Song of the Day: Sara Bareilles, "Eden"
When Sara Bareilles' The Blessed Unrest was nominated for a Grammy for Album of the Year back in 2013, there was a collective, "Huh?" from most of my colleagues. I was in the same boat—I had heard and appreciated "Brave" and reported on Bareilles a bit when Katy Perry released the soundalike single "Roar," but I spent almost no time with the album as a whole.
In the walk-up to the Grammys in 2014, EW sent me to write about Bareilles as the year's big underdog. I spent a lot of time with The Blessed Unrest and was pleasantly surprised by how dynamic it ended up being. About half of it is the sort of singer-songwriter stuff that you'd expect, but the other half is made up of weird sonic experiments and inventive structures and melodies.

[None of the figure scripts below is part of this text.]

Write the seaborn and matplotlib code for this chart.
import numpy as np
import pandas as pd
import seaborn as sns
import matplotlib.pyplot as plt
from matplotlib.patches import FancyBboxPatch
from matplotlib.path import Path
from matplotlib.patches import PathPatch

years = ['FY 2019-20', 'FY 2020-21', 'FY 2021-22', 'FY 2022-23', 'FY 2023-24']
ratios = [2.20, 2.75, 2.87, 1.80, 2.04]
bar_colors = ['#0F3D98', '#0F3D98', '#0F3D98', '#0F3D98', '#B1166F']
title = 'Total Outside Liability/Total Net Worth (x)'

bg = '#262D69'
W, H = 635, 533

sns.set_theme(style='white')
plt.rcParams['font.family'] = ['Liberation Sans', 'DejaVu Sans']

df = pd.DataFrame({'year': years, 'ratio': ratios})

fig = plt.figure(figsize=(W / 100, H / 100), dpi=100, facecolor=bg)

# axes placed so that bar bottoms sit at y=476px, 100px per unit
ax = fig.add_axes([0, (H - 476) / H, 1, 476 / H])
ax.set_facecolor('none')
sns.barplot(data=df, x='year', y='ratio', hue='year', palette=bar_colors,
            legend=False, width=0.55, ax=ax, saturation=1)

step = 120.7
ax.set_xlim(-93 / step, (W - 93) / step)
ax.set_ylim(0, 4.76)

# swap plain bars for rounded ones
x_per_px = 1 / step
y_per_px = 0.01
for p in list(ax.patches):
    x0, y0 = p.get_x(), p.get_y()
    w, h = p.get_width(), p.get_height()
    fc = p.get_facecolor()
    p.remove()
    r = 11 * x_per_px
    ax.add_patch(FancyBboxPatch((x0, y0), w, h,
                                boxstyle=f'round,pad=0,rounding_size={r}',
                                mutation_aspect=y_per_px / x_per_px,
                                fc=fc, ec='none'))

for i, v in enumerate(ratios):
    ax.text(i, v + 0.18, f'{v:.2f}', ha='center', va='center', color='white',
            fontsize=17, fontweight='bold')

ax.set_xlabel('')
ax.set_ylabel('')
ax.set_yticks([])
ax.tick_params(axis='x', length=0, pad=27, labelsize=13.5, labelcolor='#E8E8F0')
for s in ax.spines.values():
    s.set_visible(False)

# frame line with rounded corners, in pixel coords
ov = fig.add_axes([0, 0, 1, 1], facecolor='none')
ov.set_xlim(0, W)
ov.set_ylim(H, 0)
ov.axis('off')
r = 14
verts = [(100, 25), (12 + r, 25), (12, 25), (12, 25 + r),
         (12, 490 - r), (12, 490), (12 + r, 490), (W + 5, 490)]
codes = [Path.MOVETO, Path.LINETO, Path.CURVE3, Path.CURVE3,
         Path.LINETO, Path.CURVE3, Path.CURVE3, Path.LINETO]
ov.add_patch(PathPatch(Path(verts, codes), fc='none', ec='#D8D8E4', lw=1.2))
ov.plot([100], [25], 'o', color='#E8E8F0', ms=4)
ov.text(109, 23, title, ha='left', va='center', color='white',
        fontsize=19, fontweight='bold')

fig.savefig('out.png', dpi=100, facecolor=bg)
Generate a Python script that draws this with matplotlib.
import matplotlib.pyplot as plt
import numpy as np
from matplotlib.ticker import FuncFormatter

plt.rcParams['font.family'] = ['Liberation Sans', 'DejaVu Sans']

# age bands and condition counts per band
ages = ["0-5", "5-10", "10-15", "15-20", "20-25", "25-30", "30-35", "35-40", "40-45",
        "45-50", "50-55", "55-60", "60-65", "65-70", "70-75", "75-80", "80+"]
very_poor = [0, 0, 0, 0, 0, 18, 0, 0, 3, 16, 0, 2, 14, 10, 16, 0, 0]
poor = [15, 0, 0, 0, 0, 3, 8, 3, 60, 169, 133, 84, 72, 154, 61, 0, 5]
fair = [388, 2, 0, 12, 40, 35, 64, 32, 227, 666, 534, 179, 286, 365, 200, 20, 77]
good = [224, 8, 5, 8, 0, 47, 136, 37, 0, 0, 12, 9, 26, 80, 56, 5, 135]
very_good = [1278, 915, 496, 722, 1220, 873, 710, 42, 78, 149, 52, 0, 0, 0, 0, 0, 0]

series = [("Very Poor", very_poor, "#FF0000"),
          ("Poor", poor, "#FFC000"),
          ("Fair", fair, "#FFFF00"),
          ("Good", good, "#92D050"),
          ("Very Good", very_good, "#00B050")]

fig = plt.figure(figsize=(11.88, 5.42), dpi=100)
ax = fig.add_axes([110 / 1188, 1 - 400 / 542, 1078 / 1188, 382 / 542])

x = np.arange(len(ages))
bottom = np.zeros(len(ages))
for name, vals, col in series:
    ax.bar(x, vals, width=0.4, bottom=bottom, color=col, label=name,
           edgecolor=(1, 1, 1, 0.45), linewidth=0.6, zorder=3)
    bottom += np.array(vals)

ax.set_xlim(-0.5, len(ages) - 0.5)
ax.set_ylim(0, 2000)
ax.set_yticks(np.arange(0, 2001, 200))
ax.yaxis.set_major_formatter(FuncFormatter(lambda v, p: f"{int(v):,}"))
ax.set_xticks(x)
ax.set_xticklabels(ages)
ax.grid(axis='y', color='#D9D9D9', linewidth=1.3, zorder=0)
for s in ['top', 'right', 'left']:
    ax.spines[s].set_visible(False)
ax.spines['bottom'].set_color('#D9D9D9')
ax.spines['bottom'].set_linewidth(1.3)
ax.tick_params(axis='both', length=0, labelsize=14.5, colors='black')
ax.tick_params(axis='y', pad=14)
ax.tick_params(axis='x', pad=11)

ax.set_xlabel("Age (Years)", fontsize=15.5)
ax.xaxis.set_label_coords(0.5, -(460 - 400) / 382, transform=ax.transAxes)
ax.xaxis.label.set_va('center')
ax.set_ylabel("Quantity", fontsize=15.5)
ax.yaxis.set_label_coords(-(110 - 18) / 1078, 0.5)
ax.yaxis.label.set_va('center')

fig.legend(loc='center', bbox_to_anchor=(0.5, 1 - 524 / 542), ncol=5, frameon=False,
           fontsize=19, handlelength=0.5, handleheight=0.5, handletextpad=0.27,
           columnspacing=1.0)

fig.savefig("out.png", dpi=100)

Two songs stood out to me the most. One was a gauzy dream of a ballad called "Satellite Call," and the other was the rhythmic Prince-lite workout "Eden." When I interviewed Bareilles a few weeks before the Grammys in 2014, she told me that "Eden" was a song about Los Angeles, and how she had fallen out of love with the place—Bareilles grew up in Southern California but had recently decamped to New York City for the sake of her personal sanity. (That development made our meeting moderately silly: Though we both lived in New York at the time, I met her at a hotel in Santa Monica because she had booked a ton of pre-Grammys press in the wake of her nomination; she was preparing to go on The Ellen DeGeneres Show when I spoke to her.) There's a single lyric in "Eden" that always gets me, and as always, it's a mildly embarrassing 13-year-old journaling sentiment. When she hits the chorus, Bareilles sings, "No way to make the pain play fair/ It doesn't disappear just because you say it isn't there." Bareilles is specifically singing about how much a place can weigh on you, but it's a broader statement about denial and compartmentalizing. She finally let it all go, and she turned it into the weirdest and most expressive album of her career.